Yeah, I would like to think that I would be able to do something like that. I do like to dream. I like to pretend that it is me who I am watching on the computer screen during most of my edging sessions. I like to think that I am the one who is enjoying having sex with a female. It is me who is giving her the pleasure she deserves. I say deserves because I truly believe that females were placed on this earth to give males a reason to be. I like to feel it is my duty to present my seed when ever a female makes my penis get hard and starts to dribble a little bit of pre cum. Oh, the power those curves have over me.

Well now is the time for me to fulfill my duty. I need to say good night to you. I need to disrobe and begin my journey into fantasy land where I am all that a female needs or wants. I am here to pleasure her. Oh my, it's going to be fun tonight.

Friday, October 8, 2010

Wow


Will you look at that. This is one cool photo. I can relate with this fellow having a small penis also. I have never had the fun this guy is experiencing. If I did, I don't think my penis would be flaccid. And don't you just love the tee shirt?

Wednesday, October 6, 2010

A fun new experience




I don't know why I never bothered watching cooking shows on TV before. I think I am going to start watching some more. I have caught a couple on the public TV station (Create) and I found one on CBC.

Anyway, if you are like me and watch cooking shows that feature female cooks, you will be rewarded. What's not to like. I love food to excess and I adore females. To me some of these cooks really get into what they are doing and really describe the how's and whys in a way that is very interesting.

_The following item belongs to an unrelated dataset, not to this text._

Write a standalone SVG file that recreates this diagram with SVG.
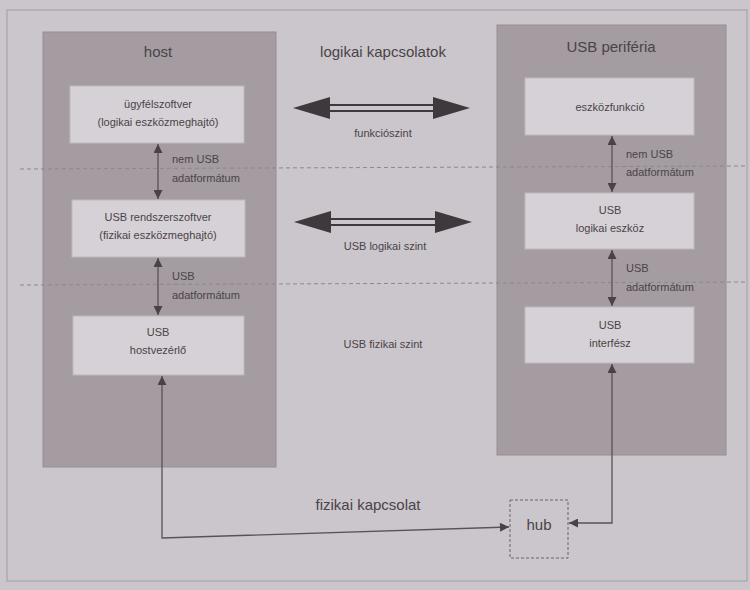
<svg xmlns="http://www.w3.org/2000/svg" width="750" height="590" viewBox="0 0 750 590">
<defs>
<marker id="ahs" viewBox="0 0 10 10" refX="10" refY="5" markerWidth="12" markerHeight="9" markerUnits="userSpaceOnUse" orient="auto-start-reverse"><path d="M0,0 L10,5 L0,10 z" fill="#4a4247"/></marker>
</defs>
<style>
.bg{fill:#cbc6cc}
.panel{fill:#a49ca0;stroke:#958e93;stroke-width:1}
.box{fill:#d6d1d6;stroke:#bdb7bc;stroke-width:1}
text{font-family:"Liberation Sans",Arial,sans-serif;fill:#4a4348;text-anchor:middle}
.t{font-size:15px}
.s{font-size:11px}
.l{text-anchor:start}
.dash{stroke:#8e878c;stroke-width:1;stroke-dasharray:4 3;fill:none}
.con{stroke:#5a5257;stroke-width:1.3;fill:none}
.head{fill:#3f383d}
.shaft{stroke:#3f383d;stroke-width:2;fill:none}
</style>
<rect class="bg" x="0" y="0" width="750" height="590"/>
<rect x="7" y="10" width="740" height="571" fill="none" stroke="#aaa4aa" stroke-width="1.2"/>
<g id="host">
<rect class="panel" x="43" y="32" width="233" height="435"/>
<text class="t" x="158" y="57">host</text>
</g>
<g id="periferia">
<rect class="panel" x="497" y="25" width="229" height="430"/>
<text class="t" x="611" y="52">USB periféria</text>
</g>
<g id="guides">
<path class="dash" d="M20,169 L745,166"/>
<path class="dash" d="M20,285 L745,282"/>
</g>
<g id="ugyfelszoftver">
<rect class="box" x="70" y="86" width="174" height="57"/>
<text class="s" x="158" y="108">ügyfélszoftver</text>
<text class="s" x="158" y="126">(logikai eszközmeghajtó)</text>
</g>
<g id="rendszerszoftver">
<rect class="box" x="72" y="200" width="173" height="57"/>
<text class="s" x="158" y="221">USB rendszerszoftver</text>
<text class="s" x="158" y="239">(fizikai eszközmeghajtó)</text>
</g>
<g id="hostvezerlo">
<rect class="box" x="73" y="316" width="171" height="59"/>
<text class="s" x="158" y="336">USB</text>
<text class="s" x="158" y="354">hostvezérlő</text>
</g>
<g id="eszkozfunkcio">
<rect class="box" x="525" y="78" width="169" height="57"/>
<text class="s" x="610" y="111">eszközfunkció</text>
</g>
<g id="logikaieszkoz">
<rect class="box" x="525" y="193" width="169" height="56"/>
<text class="s" x="610" y="214">USB</text>
<text class="s" x="610" y="232">logikai eszköz</text>
</g>
<g id="interfesz">
<rect class="box" x="525" y="307" width="169" height="56"/>
<text class="s" x="610" y="329">USB</text>
<text class="s" x="610" y="347">interfész</text>
</g>
<g id="hub">
<rect x="510" y="500" width="58" height="58" fill="#cbc6cc" stroke="#6a6267" stroke-width="1" stroke-dasharray="3 2"/>
<text class="t" x="539" y="530">hub</text>
</g>
<g id="labels">
<text class="t" x="383" y="57">logikai kapcsolatok</text>
<text class="s" x="383" y="137">funkciószint</text>
<text class="s" x="385" y="250">USB logikai szint</text>
<text class="s" x="383" y="348">USB fizikai szint</text>
<text class="t" x="368" y="510">fizikai kapcsolat</text>
<text class="s l" x="172" y="163">nem USB</text>
<text class="s l" x="172" y="182">adatformátum</text>
<text class="s l" x="172" y="280">USB</text>
<text class="s l" x="172" y="299">adatformátum</text>
<text class="s l" x="626" y="158">nem USB</text>
<text class="s l" x="626" y="176">adatformátum</text>
<text class="s l" x="626" y="272">USB</text>
<text class="s l" x="626" y="291">adatformátum</text>
</g>
<g id="connectors">
<line class="con" x1="158" y1="144" x2="158" y2="199" marker-start="url(#ahs)" marker-end="url(#ahs)"/>
<line class="con" x1="158" y1="258" x2="158" y2="315" marker-start="url(#ahs)" marker-end="url(#ahs)"/>
<line class="con" x1="612" y1="136" x2="612" y2="192" marker-start="url(#ahs)" marker-end="url(#ahs)"/>
<line class="con" x1="612" y1="250" x2="612" y2="306" marker-start="url(#ahs)" marker-end="url(#ahs)"/>
<polyline class="con" points="509,527 162,538 162,376" marker-start="url(#ahs)" marker-end="url(#ahs)"/>
<polyline class="con" points="569,523 612,523 612,364" marker-start="url(#ahs)" marker-end="url(#ahs)"/>
<polygon class="head" points="293,108 330,97 330,119"/>
<polygon class="head" points="470,108 433,97 433,119"/>
<line class="shaft" x1="328" y1="105" x2="435" y2="105"/>
<line class="shaft" x1="328" y1="111" x2="435" y2="111"/>
<polygon class="head" points="294,222 331,211 331,233"/>
<polygon class="head" points="472,222 435,211 435,233"/>
<line class="shaft" x1="329" y1="219" x2="437" y2="219"/>
<line class="shaft" x1="329" y1="225" x2="437" y2="225"/>
</g>
</svg>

To my eyes, female cooks who really get into cooking are a massive turn on. There is no way I could ever come close to doing what they do. Whats real interesting is that each cook has her own way of making me feel good about being a male. A male who appreciates how the female have so many ways of turning me on. What a gift even though I don't know how to play with it.

Because I don't dare try to go out and play, I have to provide my own enjoyment. I think I am going to get into providing my own enjoyment this evening. I haven't beat one off in a few days and I really have no excuse why not to do it. I mean, whats my penis good for anyway? It's there to give pleasure. Fun, fun, fun. Gosh, I'm glad I was born a male.

Sunday, October 3, 2010

Nasty and painful


I went to the senior center yesterday to get some exercise at the fitness center. Everything went well until after I was done and went to get into my car to head home. My sweats are somewhat baggy because I am obese and I wear a size 5x. The problem with that is that my scrotum is not confined well when wearing the baggy sweats over my boxers. As I have mentioned before, my scrotum makes up for what I am lacking in the penis department. My balls like to jiggle and bounce when they hang low which is most of the time.

Because I am obese I must kind of bend in a way while getting into the car that allows me to clear the steering wheel, seat and the door opening/roof line. Well this maneuver causes my scrotum to hang low while sliding onto the seat. I must have approached the seat in a lower position than I had intended and while sliding across the seat my left nut got caught (or pinched) onto the edge of the seat. When my left leg pushed my body onto the seat squishing my left nut, the pain was severe.

I must have sat still in agony for several minutes hopping the pain would subside. Ouch!

I think I need to conduct a series of tests to see if everything is in order (if you know what I mean). Thank goodness the government has not stepped in and decided that chronic masturbators like me should be denied the fun of viewing on the Internet the incredible female form. It's the only outlet for obese, lazy, retired hermits like me to expel my seed.